My memoir, Mamalita, was published in November 2010, eight years ago this month. A lot has happened since then: My daughter, Olivia—whose adoption is the subject of Mamalita–is now a young woman of 16. Her brother, my son Mateo, is 14. Both my parents have died. Olivia’s older half-sister in Guatemala is the mother of two children. Olivia has attended four different schools. Mateo has transferred schools once.

I’ve met countless people touched by adoption, both in person and virtually, including (maybe) you if you’re reading this. “Adoption people” are my tribe, in a deep, lasting way I never expected. We speak the same language, a shorthand that feels sometimes to belong only to us. No explanations are necessary. There’s a comfort to that.

A few years after Mamalita was published, I began jotting down other ideas for stories.

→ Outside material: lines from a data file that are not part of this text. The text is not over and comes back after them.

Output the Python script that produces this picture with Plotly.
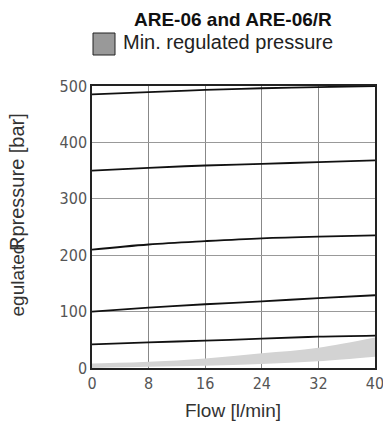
import plotly.graph_objects as go

flow = [0, 8, 16, 24, 32, 40]
curve_500 = [485, 489, 493, 496, 498, 500]
curve_350 = [350, 355, 359, 362, 365, 368]
curve_210 = [210, 219, 225, 230, 233, 235]
curve_100 = [100, 107, 113, 118, 124, 129]
curve_42 = [42, 45.5, 48.5, 52, 55.5, 57.5]
band_low = [0, 2, 4, 7, 12, 20]
band_high = [8, 11, 17, 26, 36, 54]
x_ticks = [0, 8, 16, 24, 32, 40]
y_ticks = [0, 100, 200, 300, 400, 500]

tickfont = dict(family="DejaVu Sans Condensed, Liberation Sans Narrow, sans-serif", size=16, color="#555")
txtfont = "Liberation Sans, Arial, sans-serif"

L, R, T, B = 92, 375, 86, 368
W, H = R - L, B - T

def px(x):
    return (x - L) / W

def py(y):
    return (B - y) / H

fig = go.Figure()
fig.add_trace(go.Scatter(x=flow, y=band_low, mode="lines", line=dict(width=0, shape="spline"),
                         showlegend=False, hoverinfo="skip"))
fig.add_trace(go.Scatter(x=flow, y=band_high, mode="lines", line=dict(width=0, shape="spline"),
                         fill="tonexty", fillcolor="#d3d3d3", showlegend=False, hoverinfo="skip"))
for c in [curve_500, curve_350, curve_210, curve_100, curve_42]:
    fig.add_trace(go.Scatter(x=flow, y=c, mode="lines", line=dict(color="#111", width=1.8, shape="spline"),
                             showlegend=False))

fig.update_layout(
    width=383, height=427,
    margin=dict(l=L, r=383 - R, t=T, b=427 - B, autoexpand=False),
    plot_bgcolor="white", paper_bgcolor="white",
    xaxis=dict(range=[0, 40], tickvals=x_ticks, ticks="", showgrid=True, gridcolor="#888", gridwidth=1,
               showline=True, linecolor="#222", linewidth=1.5, mirror=True, zeroline=False,
               tickfont=tickfont, automargin=False, ticklabeloverflow="allow"),
    yaxis=dict(range=[0, 500], tickvals=y_ticks, ticks="", showgrid=True, gridcolor="#999", gridwidth=1,
               showline=True, linecolor="#222", linewidth=1.5, mirror=True, zeroline=False,
               tickfont=tickfont, automargin=False),
    showlegend=False,
)

fig.add_annotation(text="<b>ARE-06 and ARE-06/R</b>", xref="paper", yref="paper", x=px(233),
                   y=py(19), xanchor="center", yanchor="middle", showarrow=False,
                   font=dict(family=txtfont, size=19, color="#111"))
fig.add_shape(type="rect", xref="paper", yref="paper",
              x0=px(93), x1=px(115), y0=py(55), y1=py(33),
              fillcolor="#999", line=dict(color="#222", width=1))
fig.add_annotation(text="Min. regulated pressure", xref="paper", yref="paper", x=px(121),
                   y=py(42), xanchor="left", yanchor="middle", showarrow=False,
                   font=dict(family=txtfont, size=20, color="#222"))
fig.add_annotation(text="Flow [l/min]", xref="paper", yref="paper", x=px(233),
                   y=py(410), xanchor="center", yanchor="middle", showarrow=False,
                   font=dict(family=txtfont, size=19, color="#333"))
fig.add_annotation(text="egulated", xref="paper", yref="paper", x=px(17),
                   y=py(319), xanchor="center", yanchor="bottom", textangle=-90, showarrow=False,
                   font=dict(family=txtfont, size=19, color="#333"))
fig.add_annotation(text="Rpressure [bar]", xref="paper", yref="paper", x=px(17),
                   y=py(253), xanchor="center", yanchor="bottom", textangle=-90, showarrow=False,
                   font=dict(family=txtfont, size=20, color="#333"))

fig.write_html("out.html", config={"displayModeBar": False},
               post_script="document.body.style.margin='0';document.body.style.padding='0';")
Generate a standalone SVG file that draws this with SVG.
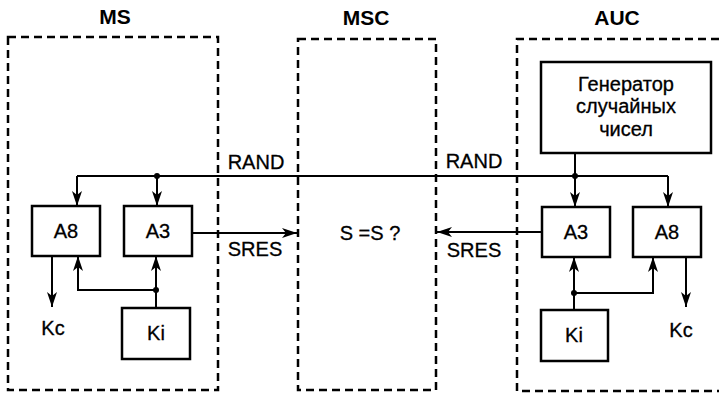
<svg xmlns="http://www.w3.org/2000/svg" width="719" height="396" viewBox="0 0 719 396">
<defs>
<marker id="arr" markerUnits="userSpaceOnUse" markerWidth="16" markerHeight="10" refX="15" refY="5" orient="auto">
<path d="M0,0 L15,5 L0,10 L4,5 z" fill="#000"/>
</marker>
<style>
.zone{fill:none;stroke:#000;stroke-width:2.5;stroke-dasharray:8 5}
.box{fill:#fff;stroke:#000;stroke-width:2.5}
.ln{fill:none;stroke:#000;stroke-width:2}
.ar{fill:none;stroke:#000;stroke-width:2;marker-end:url(#arr)}
.t{font-family:"Liberation Sans",Arial,sans-serif;font-size:20px;fill:#000;stroke:#000;stroke-width:0.3;text-anchor:middle}
.h{font-weight:bold;font-size:21px;stroke-width:0}
.dot{fill:#000}
</style>
</defs>
<rect width="719" height="396" fill="#fff"/>

<g id="zone-ms">
<rect class="zone" x="8" y="37" width="210" height="353"/>
<text class="t h" x="115" y="24">MS</text>
</g>
<g id="zone-msc">
<rect class="zone" x="298" y="39" width="138" height="351"/>
<text class="t h" x="366" y="25">MSC</text>
<text class="t" x="370" y="240">S =S ?</text>
</g>
<g id="zone-auc">
<path class="zone" d="M719,39 H517 V391 H719"/>
<text class="t h" x="617" y="25">AUC</text>
</g>

<g id="connectors">
<path class="ln" d="M77,176 H668"/>
<path class="ar" d="M77,176 V206"/>
<path class="ar" d="M157,176 V206"/>
<path class="ln" d="M575,153 V176"/>
<path class="ar" d="M575,176 V207"/>
<path class="ar" d="M668,176 V207"/>
<path class="ar" d="M192,233 H297"/>
<path class="ar" d="M542,232 H437"/>
<path class="ar" d="M52,256 V307"/>
<path class="ar" d="M686,257 V307"/>
<path class="ar" d="M156,308 V256"/>
<path class="ar" d="M156,290 H78 V256"/>
<path class="ar" d="M574,310 V257"/>
<path class="ar" d="M574,293 H653 V257"/>
<circle class="dot" cx="157" cy="176" r="3"/>
<circle class="dot" cx="575" cy="176" r="3"/>
<circle class="dot" cx="156" cy="290" r="3"/>
<circle class="dot" cx="574" cy="293" r="3"/>
<text class="t" x="256" y="169">RAND</text>
<text class="t" x="474" y="168">RAND</text>
<text class="t" x="255" y="256">SRES</text>
<text class="t" x="474" y="257">SRES</text>
<text class="t" x="53" y="335">Kc</text>
<text class="t" x="681" y="337">Kc</text>
</g>

<g id="ms-a8">
<rect class="box" x="32" y="206" width="68" height="50"/>
<text class="t" x="66" y="238">A8</text>
</g>
<g id="ms-a3">
<rect class="box" x="124" y="206" width="68" height="50"/>
<text class="t" x="158" y="238">A3</text>
</g>
<g id="ms-ki">
<rect class="box" x="122" y="308" width="68" height="51"/>
<text class="t" x="156" y="340">Ki</text>
</g>

<g id="auc-gen">
<rect class="box" x="541" y="62" width="170" height="91"/>
<text class="t" x="626" y="91">Генератор</text>
<text class="t" x="626" y="113">случайных</text>
<text class="t" x="626" y="136">чисел</text>
</g>
<g id="auc-a3">
<rect class="box" x="542" y="207" width="68" height="50"/>
<text class="t" x="576" y="239">A3</text>
</g>
<g id="auc-a8">
<rect class="box" x="633" y="207" width="68" height="50"/>
<text class="t" x="667" y="239">A8</text>
</g>
<g id="auc-ki">
<rect class="box" x="541" y="310" width="67" height="51"/>
<text class="t" x="574" y="342">Ki</text>
</g>
</svg>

Adoption remained my obsession, but after penning a memoir and many essays, I realized some truths can only be expressed through fiction. One day, I opened a new Word document on my laptop and wrote: “Three trucks carried the soldiers up the dark mountain road to San Rolando. They rolled past corn and bean fields, past grazing pastures for cows and sheep, past rows of adobe houses with thatched roofs.”

The scene had come to me in a recurring dream, with details so vivid I felt I’d lived them.

In 18 days, I’ll graduate with an MFA in Creative Writing from Antioch LA. My thesis project opens with the San Rolando scene and contains the first 140 pages of my novel. The full novel draft contains 320 pages or 90,500 words.

I can’t predict if the novel will ever be published. All I know is I wrote the best book I could. I’m happy to have finished.